Samantha Miller wore a skimpy French maid costume with fake money stuffed into her bustier and the names of big media companies written like tattoos on her exposed flesh. She urged the commission to “stop prostituting our airwaves.”
A protester for the anti-war group Code Pink, Miller said the big media companies had “sold us on the Iraq War” and are marginalizing the voices of most Americans who oppose the conflict. The FCC “cheerleaders” were also from Code Pink.
Miller nearly didn’t get to make her statement as security guards attempted to throw her out.
The localism issue is one of the more difficult ones with which the commission is wrestling. It is entwined with the panel’s media ownership proceeding, a matter that FCC chairman Kevin Martin has said he would like to wrap up by year’s end.
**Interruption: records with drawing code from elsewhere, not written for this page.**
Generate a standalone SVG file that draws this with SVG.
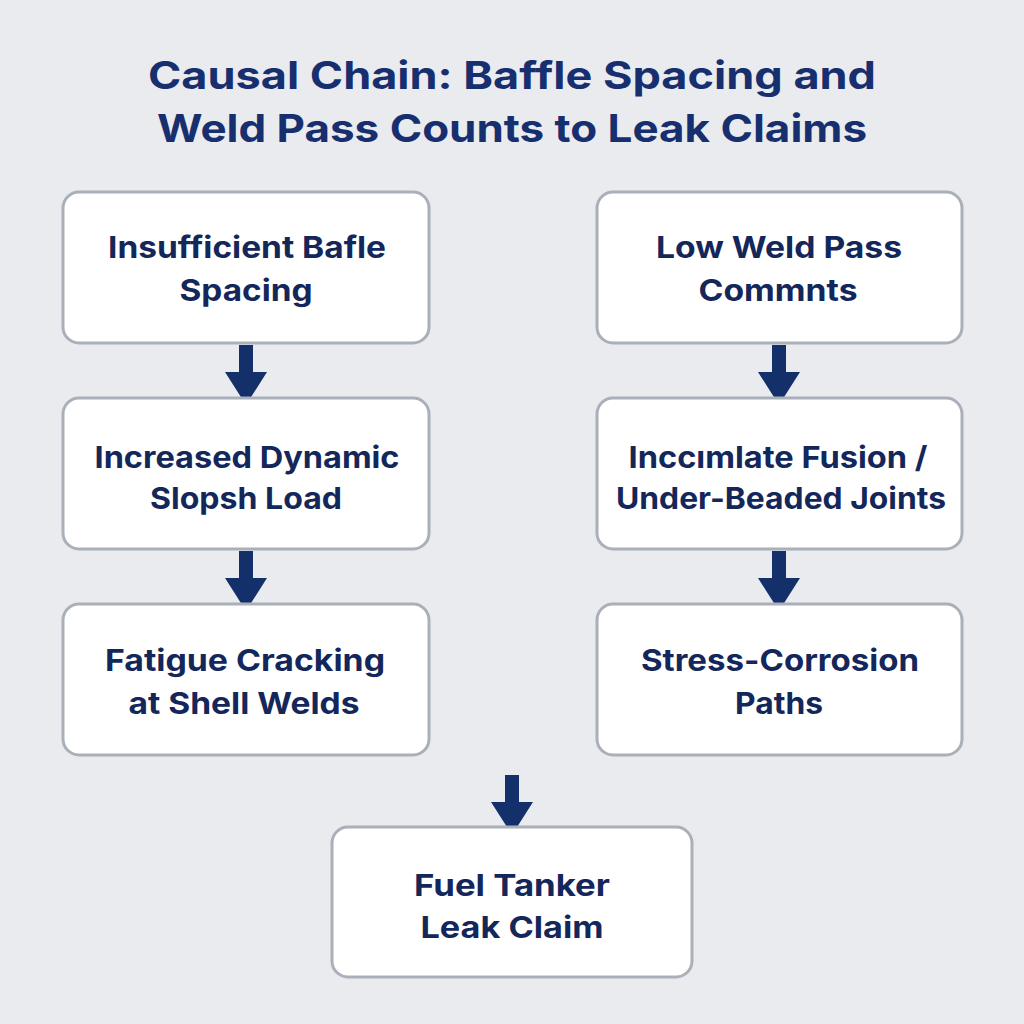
<svg xmlns="http://www.w3.org/2000/svg" width="1024" height="1024" viewBox="0 0 1024 1024">
<style>
.bg{fill:#e9ebee}
.title{font-family:Inter,"Noto Sans","Liberation Sans",sans-serif;font-weight:700;font-size:38px;fill:#172f6e;text-anchor:middle}
.box{fill:#ffffff;stroke:#a9b0ba;stroke-width:3}
.lbl{font-family:Inter,"Noto Sans","Liberation Sans",sans-serif;font-weight:700;font-size:30px;fill:#14275a;text-anchor:middle}
.arr{fill:#14306b}
</style>
<defs>
<path id="arrow" d="M-7,0 H7 V27 H21 L0,60 L-21,27 H-7 Z"/>
</defs>
<rect class="bg" x="0" y="0" width="1024" height="1024"/>
<text class="title" x="512" y="89" textLength="728" lengthAdjust="spacingAndGlyphs">Causal Chain: Baffle Spacing and</text>
<text class="title" x="512" y="142" textLength="710" lengthAdjust="spacingAndGlyphs">Weld Pass Counts to Leak Claims</text>
<g id="connectors">
<use href="#arrow" class="arr" x="246" y="345"/>
<use href="#arrow" class="arr" x="246" y="551"/>
<use href="#arrow" class="arr" x="779" y="345"/>
<use href="#arrow" class="arr" x="779" y="551"/>
<use href="#arrow" class="arr" x="512" y="775"/>
</g>
<g id="n1"><rect class="box" x="63" y="192" width="366" height="151" rx="16"/>
<text class="lbl" x="247" y="258" textLength="278" lengthAdjust="spacingAndGlyphs">Insufficient Bafle</text><text class="lbl" x="246" y="301" textLength="133" lengthAdjust="spacingAndGlyphs">Spacing</text></g>
<g id="n2"><rect class="box" x="63" y="398" width="366" height="151" rx="16"/>
<text class="lbl" x="247" y="468" textLength="305" lengthAdjust="spacingAndGlyphs">Increased Dynamic</text><text class="lbl" x="246" y="509" textLength="192" lengthAdjust="spacingAndGlyphs">Slopsh Load</text></g>
<g id="n3"><rect class="box" x="63" y="604" width="366" height="151" rx="16"/>
<text class="lbl" x="245" y="671" textLength="280" lengthAdjust="spacingAndGlyphs">Fatigue Cracking</text><text class="lbl" x="244" y="714" textLength="231" lengthAdjust="spacingAndGlyphs">at Shell Welds</text></g>
<g id="n4"><rect class="box" x="597" y="192" width="365" height="151" rx="16"/>
<text class="lbl" x="779" y="258" textLength="246" lengthAdjust="spacingAndGlyphs">Low Weld Pass</text><text class="lbl" x="778" y="301" textLength="159" lengthAdjust="spacingAndGlyphs">Commnts</text></g>
<g id="n5"><rect class="box" x="597" y="398" width="365" height="151" rx="16"/>
<text class="lbl" x="778" y="468" textLength="299" lengthAdjust="spacingAndGlyphs">Inccımlate Fusion /</text><text class="lbl" x="781" y="509" textLength="330" lengthAdjust="spacingAndGlyphs">Under-Beaded Joints</text></g>
<g id="n6"><rect class="box" x="597" y="604" width="365" height="151" rx="16"/>
<text class="lbl" x="780" y="671" textLength="278" lengthAdjust="spacingAndGlyphs">Stress-Corrosion</text><text class="lbl" x="779" y="714" textLength="88" lengthAdjust="spacingAndGlyphs">Paths</text></g>
<g id="n7"><rect class="box" x="332" y="827" width="360" height="150" rx="16"/>
<text class="lbl" x="512" y="896" textLength="196" lengthAdjust="spacingAndGlyphs">Fuel Tanker</text><text class="lbl" x="512" y="938" textLength="183" lengthAdjust="spacingAndGlyphs">Leak Claim</text></g>
</svg>
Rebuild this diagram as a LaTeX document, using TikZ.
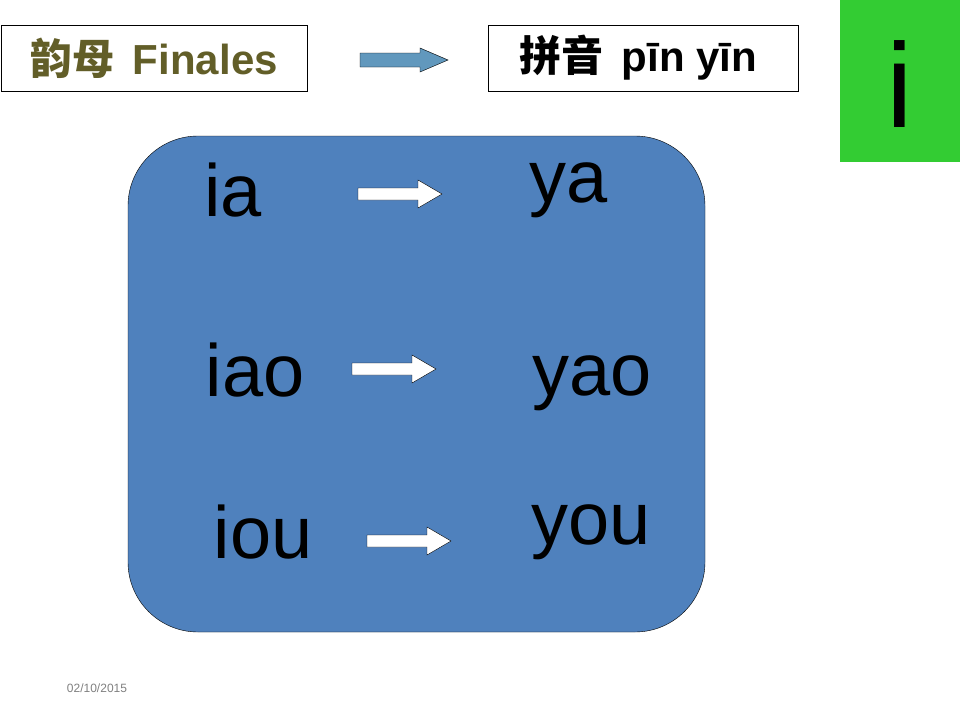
\documentclass[tikz,border=0pt]{standalone}
\usepackage{fontspec}
\setmainfont{Liberation Sans}
\newfontfamily\cjk{Noto Sans CJK SC}
\begin{document}
\begin{tikzpicture}[x=1pt,y=-1pt,
  big/.style={font=\fontsize{74}{74}\selectfont,inner sep=0},
  hdr/.style={font=\fontsize{42}{42}\selectfont\bfseries,inner sep=0}]
\useasboundingbox (0,0) rectangle (960,720);
\fill[white] (0,0) rectangle (960,720);
\node[draw,minimum width=306,minimum height=66,inner sep=0] (b1) at (154,58) {};
\node[hdr,text=olive!60!black] (t1) at (154,58) {{\cjk\bfseries 韵母}\, Finales};
\node[draw,minimum width=310,minimum height=66,inner sep=0] (b2) at (643,58) {};
\node[hdr] (t2) at (638,58) {{\cjk\bfseries 拼音}\, pīn yīn};
\draw[fill=blue!40!cyan!50!gray!90!black!80] (360,53)--(420,53)--(420,48)--(448,60)--(420,72)--(420,67)--(360,67)--cycle;
\node[fill={rgb,255:red,51;green,204;blue,51},minimum width=120,minimum height=162,inner sep=0] (g) at (900,81) {};
\node[font=\fontsize{120}{120}\selectfont,inner sep=0] (gi) at (900,84) {i};
\draw[fill={rgb,255:red,79;green,129;blue,189},rounded corners=70] (128,136) rectangle (705,632);
\node[big] (ia) at (233,190) {ia};
\node[big] (iao) at (255,370) {iao};
\node[big] (iou) at (263,532) {iou};
\node[big] (ya) at (569,190) {ya};
\node[big] (yao) at (592,383) {yao};
\node[big] (you) at (591,532) {you};
\foreach \x/\y in {358/194,352/369,367/541}{
  \draw[fill=white] (\x,\y-6)--(\x+60,\y-6)--(\x+60,\y-14)--(\x+84,\y)--(\x+60,\y+14)--(\x+60,\y+6)--(\x,\y+6)--cycle;}
\node[text=gray,font=\fontsize{12}{12}\selectfont] (d) at (97,688) {02/10/2015};
\end{tikzpicture}
\end{document}
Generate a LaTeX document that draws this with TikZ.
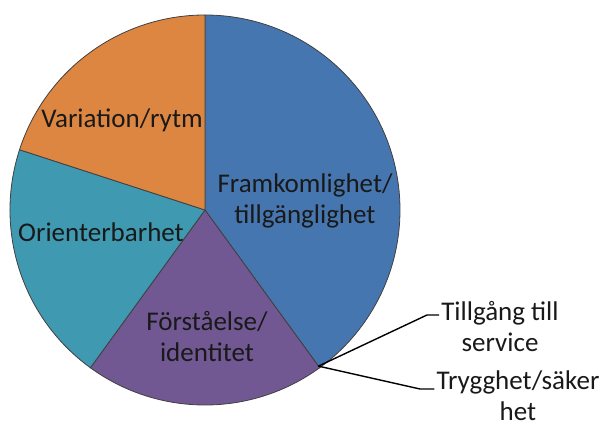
\documentclass[tikz,border=0pt]{standalone}
\usepackage{fontspec}
\setmainfont{Carlito}
\definecolor{pieblue}{HTML}{4676AF}
\definecolor{pieorange}{HTML}{DD8642}
\definecolor{pieteal}{HTML}{3E99B1}
\definecolor{piepurple}{HTML}{715892}
\tikzset{
    slice/.style={draw=black!75,line width=0.8pt},
    slicetext/.style={font=\fontsize{27}{31}\selectfont,align=center,text=black!90,inner xsep=2pt,inner ysep=0pt},
    leader/.style={line width=1.4pt,black}
}
\begin{document}
\begin{tikzpicture}[x=1pt,y=1pt]
    % Rahmen
    \useasboundingbox (-205,-215) rectangle (397,210);

    % Sektoren
    \filldraw[slice,fill=pieblue] (0,0) -- (90:195) arc (90:-54:195) -- cycle;
    \filldraw[slice,fill=piepurple] (0,0) -- (-54:195) arc (-54:-126:195) -- cycle;
    \filldraw[slice,fill=pieteal] (0,0) -- (-126:195) arc (-126:-198:195) -- cycle;
    \filldraw[slice,fill=pieorange] (0,0) -- (162:195) arc (162:90:195) -- cycle;

    % Beschriftungen
    \node[slicetext] (framkom) at (100,9) {Framkomlighet/\\tillgänglighet};
    \node[slicetext] (forstaelse) at (2,-127) {Förståelse/\\identitet};
    \node[slicetext] (orient) at (-104,-22) {Orienterbarhet};
    \node[slicetext] (variation) at (-83,90) {Variation/rytm};

    % kleine Sektoren mit Zuleitungen
    \coordinate (tip) at (-54:193);
    \coordinate (knickA) at (222,-105);
    \coordinate (knickB) at (215,-179);
    \node[slicetext] (service) at (295,-117) {Tillgång till\\service};
    \node[slicetext] (trygg) at (313,-186) {Trygghet/säker\\het};
    \draw[leader] (tip) -- (knickA) -- (knickA -| service.west);
    \draw[leader] (tip) -- (knickB) -- (knickB -| trygg.west);
\end{tikzpicture}
\end{document}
Martin wants the FCC to allow a single company to own a newspaper and a TV station in the same city. While some such combinations exist now, they are allowed under temporary waivers. The commission could also allow more broadcast stations to come under the same ownership.
Critics of those changes contend that allowing a more concentrated media will decrease local control and local content. Many of them turned out for Wednesday’s hearing, including the Rev. Jesse Jackson, who told the panel that he hoped the hearing “is not a fig leaf to cover up a fait accompli.”
“For too long, media policy has been made behind closed doors,” he told the commission. “This broken, corrupt process has allowed too few people to own too much at the expense of too many. It’s time to democratize our public airwaves and democratize how the FCC does business.”
Allowing too few hands to control the major media outlets has been especially hard on minorities, he said. “Representation is directly tied to ownership,” he said. “Fewer owners mean fewer opportunities.”
Some broadcasters have also questioned easing the rules.
Jim Goodman, the president and CEO of Capital Broadcasting in North Carolina, also pleaded with the commission to keep the current rules. Easing the ownership barriers could harm the nation’s switch to digital TV, he said.
“Please don’t do anything about ownership,” he said. “Why work on ownership when we are at the end of an era? I’m really worried that you will change one thing and then the whole rulemaking will be thrown out.”